It was a wonder Romelu Lukaku managed to open the scoring against CSKA Moscow. “He hardly moves,” said Michael Owen before
Manchester United’s crushing 4-1 victory, “but because he’s so big and powerful, he just barges people out of the way.”
When evidence to the contrary was provided within four minutes – Lukaku collecting possession in his own half, playing a sublime through ball into the path of Anthony Martial with his weaker foot and racing into the penalty area to convert the subsequent cross – Owen read from the same tired script.
“I don’t think he does much,” said the pundit at half-time, describing a goal where, again, the striker won the ball in his own half, released a player down the wing with a perfectly weighted pass, then burst into the penalty area to score.
Considering all Wayne Rooney had to do in his later years to earn praise in this same shirt was amble back into midfield and launch an angled pass out of play for a throw-in, Lukaku has every right to feel aggrieved. This is a player whose immense talent is being misinterpreted and summarised in the same terms with each passing game: Big, strong, power.
As they have been all season, three other words were far more apt against CSKA: Intelligent, incisive, incredible.

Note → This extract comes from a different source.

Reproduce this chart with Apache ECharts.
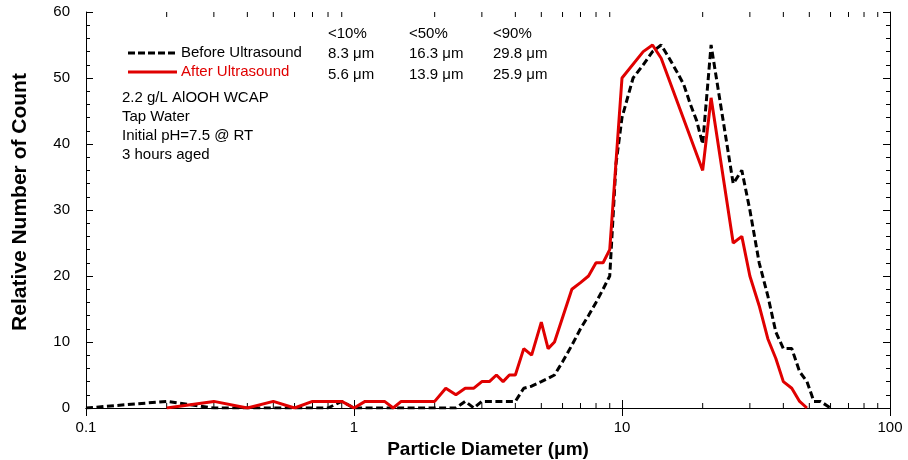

Lukaku did indeed bully the home defence, but only in the same way a child genius would outsmart a rather more dim classmate. The Belgian out-thought this haphazard defence more than he out-fought them.
Lukaku was eager to get straight down to business in Moscow, for there rarely is any waffle with the Belgian, but Martial revelled in the foreplay. He bamboozled this defence, using every weapon in his significant arsenal to exact punishment. Only one player made more crosses (3), and no-one completed more dribbles (6). Five chances were created; two were converted.